The actor did a lot of research in anticipation of the role. When she was initially cast, she spent three months binge-watching CBS's The Good Wife, another legal drama, to try to gain a better understanding of the lingo. And she's put watching one of her favorite shows, WE's The Divide, also a legal drama, on hold since How to Get Away With Murder started shooting out of fear the shows would cross. "Watching something else feels like a betrayal, even to our [fictional] clients. It's like, 'What are you doing? You need to find the defense!'" she joked.

Bonnie will be Weil's biggest role to date, but the actress is still part of a large ensemble. Obviously the character is an integral part of Annalise's operation, but it's clear Davis is the show's star.
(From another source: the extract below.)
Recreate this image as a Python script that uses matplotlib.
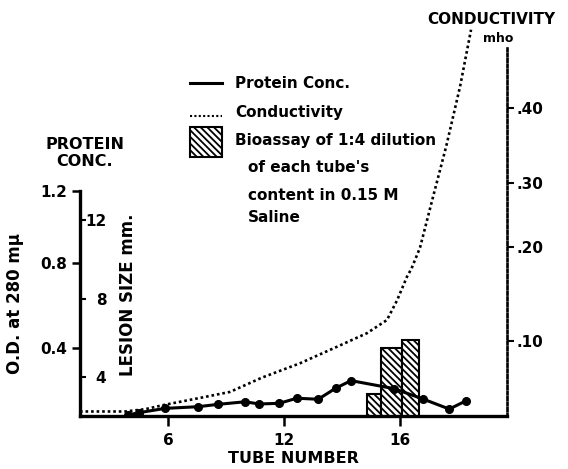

Still, Weil's fine standing among the chorus. "I'm not looking to stand out," Weil said. "I'm trying to bring a fully formed, interesting, compelling person into that mix and whether she stands out is sort of out of my control. It's a really good company to be in, so I'm really OK just being there and, hopefully, being interesting. ... As Liza, I hope to stick around! But if it helps the story I'll do whatever they need me to do."

Clearly, the actress has learned a lot from watching Paris evolve on Gilmore Girls, taking How to Get Away with Murder day by day and not judging Bonnie, instead fully embracing whatever comes her and the character's way. "I'm very happy right now," she said. "I'm on this really exciting smart show. I love everybody I'm working with. It's four minutes from my house. It's right next door to the Scandal people. I get to say hi to them every day. It's good stuff. I really want for nothing at this moment. I'm just looking at every day as a new challenge. And that's what's so great about this job."